La tension est montée d’un cran depuis la déclaration d’indépendance symbolique de l’Ambazonie. 19 militaires et policiers ont été tués depuis novembre dans les deux régions anglophones. La crise pourrait prendre un nouveau tournant avec l’extradition vers le Cameroun, lundi 29 janvier, des séparatistes arrêtés au Nigeria au début du mois.

Créer un précédent

Le Redhac a été rejoint sur le dossier par deux ONG, Internet sans frontières (ISF) et Access Now, qui interviennent, depuis le 19 janvier, pour apporter leur expertise juridique et recueillir des témoignages sur place.

Avec les élections qui approchent et dans un contexte aussi tendu, ce ne sera pas évident de faire aboutir cette plainte

Selon Internet sans frontières, ces coupures auraient créé environ 39 millions de dollars de pertes pour l’économie camerounaise. À Buéa, un des fiefs de la contestation, les nombreuses start-up installées dans cette ville du sud-ouest du Cameroun, surnommée la « Silicon Mountain », ont notamment souffert de ces restrictions.

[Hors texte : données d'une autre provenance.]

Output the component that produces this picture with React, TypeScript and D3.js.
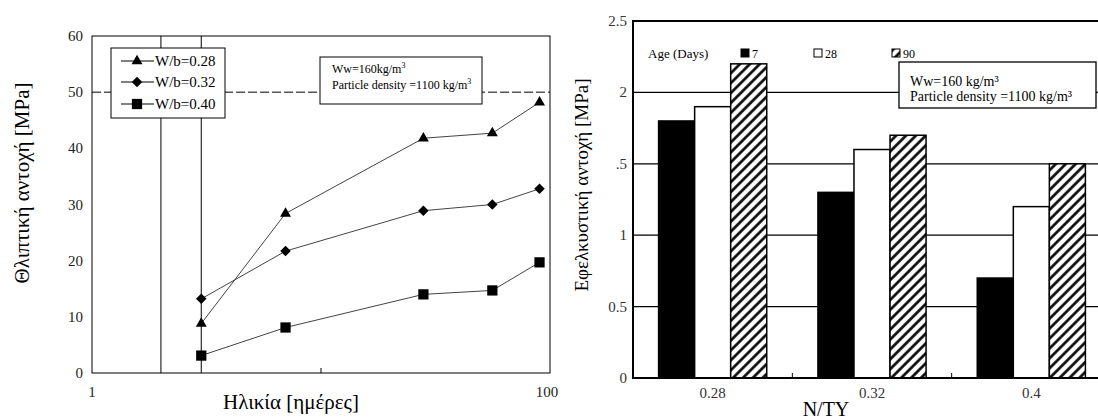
import React from 'react';
import * as d3 from 'd3';

// left chart: compressive strength vs age
const ages = [3, 7, 28, 56, 90];
const wb028 = [8.8, 28.4, 41.8, 42.7, 48.2];
const wb032 = [13.2, 21.7, 28.9, 30.0, 32.8];
const wb040 = [3.1, 8.1, 14.0, 14.7, 19.7];
const seriesNames = ['W/b=0.28', 'W/b=0.32', 'W/b=0.40'];
const leftYTicks = [0, 10, 20, 30, 40, 50, 60];
const leftXTicks = [1, 100];
const leftRefLines = [2, 3];

// right chart: tensile strength by N/TY
const ntyGroups = ['0.28', '0.32', '0.4'];
const ageDays = ['7', '28', '90'];
const age7 = [1.8, 1.3, 0.7];
const age28 = [1.9, 1.6, 1.2];
const age90 = [2.2, 1.7, 1.5];
const rightYTicks = [0, 0.5, 1, 1.5, 2, 2.5];
const rightYTickLabels = ['0', '0.5', '1', '.5', '2', '2.5'];

const font = '"Liberation Serif", "Times New Roman", serif';

const LeftChart = () => {
    const dims = {left: 92, right: 550, top: 36, bottom: 373};

    const x = d3.scaleLog().domain([1, 100]).range([dims.left, dims.right]);
    const y = d3.scaleLinear().domain([0, 60]).range([dims.bottom, dims.top]);

    const line = d3.line<[number, number]>()
        .x(d => x(d[0]))
        .y(d => y(d[1]));

    const series = [wb028, wb032, wb040].map((vals, i) => ({
        name: seriesNames[i],
        points: ages.map((a, j) => [a, vals[j]] as [number, number]),
        shape: i
    }));

    const marker = (shape: number) => {
        if (shape === 0) return d3.symbol().type(d3.symbolTriangle).size(52)();
        return d3.symbol().type(d3.symbolSquare).size(shape === 1 ? 55 : 105)();
    };
    const markerRotate = (shape: number) => (shape === 1 ? 'rotate(45)' : '');

    const legend = {x: 111, y: 48, w: 114, h: 70};

    return (
        <g>
            {leftRefLines.map(v => (
                <line key={v} x1={x(v)} x2={x(v)} y1={dims.top} y2={dims.bottom} stroke='#000' strokeWidth={1} />
            ))}
            <line x1={dims.left} x2={dims.right} y1={y(50)} y2={y(50)} stroke='#000' strokeWidth={1} strokeDasharray='9 3' />

            {series.map(s => (
                <path key={s.name} d={line(s.points) || ''} fill='none' stroke='#444' strokeWidth={1} />
            ))}
            {series.map(s => s.points.map((p, j) => (
                <path key={s.name + j} d={marker(s.shape) || ''}
                    transform={`translate(${x(p[0])},${y(p[1])}) ${markerRotate(s.shape)}`} fill='#000' />
            )))}

            <rect x={legend.x} y={legend.y} width={legend.w} height={legend.h} fill='#fff' stroke='#000' strokeWidth={1} />
            {series.map((s, i) => {
                const ly = [61, 82, 104][i];
                return (
                    <g key={s.name}>
                        <line x1={121} x2={154} y1={ly} y2={ly} stroke='#000' strokeWidth={1} />
                        <path d={marker(s.shape) || ''} transform={`translate(137,${ly}) ${markerRotate(s.shape)}`} fill='#000' />
                        <text x={155} y={ly + 5} fontSize={15} fontFamily={font}>{s.name}</text>
                    </g>
                );
            })}

            <rect x={320} y={57} width={162} height={47} fill='#fff' stroke='#000' strokeWidth={1} />
            <text x={332} y={73} fontSize={12} fontFamily={font}>Ww=160kg/m<tspan fontSize={8} dy={-5}>3</tspan></text>
            <text x={332} y={89} fontSize={12} fontFamily={font}>Particle density =1100 kg/m<tspan fontSize={8} dy={-5}>3</tspan></text>

            <rect x={dims.left} y={dims.top} width={dims.right - dims.left} height={dims.bottom - dims.top} fill='none' stroke='#000' strokeWidth={1} />
            <line x1={x(10)} x2={x(10)} y1={dims.bottom} y2={dims.bottom - 5} stroke='#000' />

            {leftYTicks.map(t => (
                <text key={t} x={83} y={y(t) + 5} textAnchor='end' fontSize={15} fontFamily={font} fill='#222'>{t}</text>
            ))}
            {leftXTicks.map(t => (
                <text key={t} x={x(t) - (t === 100 ? 3 : 0)} y={397} textAnchor='middle' fontSize={15} fontFamily={font} fill='#222'>{t}</text>
            ))}
            <text x={291} y={409} textAnchor='middle' fontSize={21} fontFamily={font}>Ηλικία [ημέρες]</text>
            <text transform='translate(29,183) rotate(-90)' textAnchor='middle' fontSize={21} fontFamily={font}>Θλιπτική αντοχή [MPa]</text>
        </g>
    );
};

const RightChart = () => {
    const dims = {left: 633, right: 1111, top: 21, bottom: 378};

    const x0 = d3.scaleBand().domain(ntyGroups).range([dims.left, dims.right]).paddingInner(0);
    const x1 = d3.scaleBand().domain(ageDays).range([0, x0.bandwidth()]).paddingInner(0).paddingOuter(0.71);
    const y = d3.scaleLinear().domain([0, 2.5]).range([dims.bottom, dims.top]);

    const values = [age7, age28, age90];
    const fills = ['#000', '#fff', 'url(#hatch)'];

    const bars = ntyGroups.flatMap((g, gi) => ageDays.map((a, ai) => ({
        key: g + a,
        x: (x0(g) || 0) + (x1(a) || 0),
        v: values[ai][gi],
        fill: fills[ai]
    })));

    const legendItems = [
        {label: '7', x: 741, fill: '#000'},
        {label: '28', x: 814, fill: '#fff'},
        {label: '90', x: 892, fill: 'url(#hatch)'}
    ];

    return (
        <g>
            {rightYTicks.filter(t => t > 0 && t < 2.5).map(t => (
                <line key={t} x1={dims.left} x2={dims.right} y1={y(t)} y2={y(t)} stroke='#000' strokeWidth={1.3} />
            ))}
            {bars.map(b => (
                <rect key={b.key} x={b.x} y={y(b.v)} width={x1.bandwidth()} height={dims.bottom - y(b.v)}
                    fill={b.fill} stroke='#000' strokeWidth={1.5} />
            ))}

            <text x={648} y={58} fontSize={13} fontFamily={font}>Age (Days)</text>
            {legendItems.map(l => (
                <g key={l.label}>
                    <rect x={l.x} y={49} width={8} height={8} fill={l.fill} stroke='#000' strokeWidth={1} />
                    <text x={l.x + 11} y={58} fontSize={12} fontFamily={font}>{l.label}</text>
                </g>
            ))}

            <rect x={899} y={62} width={197} height={46} fill='#fff' stroke='#000' strokeWidth={1.3} />
            <text x={910} y={86} fontSize={14} fontFamily={font}>Ww=160 kg/m³</text>
            <text x={910} y={101} fontSize={14} fontFamily={font}>Particle density =1100 kg/m³</text>

            <rect x={dims.left} y={dims.top} width={dims.right - dims.left} height={dims.bottom - dims.top} fill='none' stroke='#000' strokeWidth={2} />
            {ntyGroups.slice(1).map(g => (
                <line key={g} x1={x0(g)} x2={x0(g)} y1={dims.bottom} y2={dims.bottom - 5} stroke='#000' strokeWidth={1} />
            ))}

            {rightYTicks.map((t, i) => (
                <text key={t} x={627} y={y(t) + 5} textAnchor='end' fontSize={15} fontFamily={font} fill='#333'>{rightYTickLabels[i]}</text>
            ))}
            {ntyGroups.map(g => (
                <text key={g} x={(x0(g) || 0) + x0.bandwidth() / 2} y={398} textAnchor='middle' fontSize={15} fontFamily={font} fill='#333'>{g}</text>
            ))}
            <text x={826} y={416} textAnchor='middle' fontSize={20} fontFamily={font}>N/TY</text>
            <text transform='translate(588,185) rotate(-90)' textAnchor='middle' fontSize={19} fontFamily={font}>Εφελκυστική αντοχή [MPa]</text>
        </g>
    );
};

const App = () => {
    return (
        <svg width={1098} height={420} style={{position: 'absolute', left: 0, top: 0, background: '#fff'}}>
            <defs>
                <pattern id='hatch' patternUnits='userSpaceOnUse' width={7} height={7} patternTransform='rotate(45)'>
                    <rect width={7} height={7} fill='#fff' />
                    <line x1={1.5} x2={1.5} y1={0} y2={7} stroke='#000' strokeWidth={2.6} />
                </pattern>
            </defs>
            <rect width={1098} height={420} fill='#fff' />
            <LeftChart />
            <RightChart />
        </svg>
    );
};

export default App;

« C’est la première fois qu’un État est poursuivi pour avoir coupé Internet. Le but de ce dossier est aussi d’établir un précédent, en faisant en sorte que les coupures d’Internet soient reconnues comme une violation des droits constitutionnels des Camerounais », explique Melody Patry d’Access Now, citant les exemples des gouvernements du Togo et de la RDC, qui ont régulièrement recours à cette pratique lors des rassemblements de l’opposition.

« Cette réponse disproportionnée de la part du gouvernement camerounais pour faire taire la contestation doit être condamnée. La Cour a une opportunité de faire jurisprudence pour les futurs victimes de coupures d’Internet. Mais nous sommes conscients qu’avec les élections qui approchent et dans un contexte aussi tendu, ce ne sera pas évident de faire aboutir cette plainte », conclut Maximilienne Ngo-Mbe du Redhac.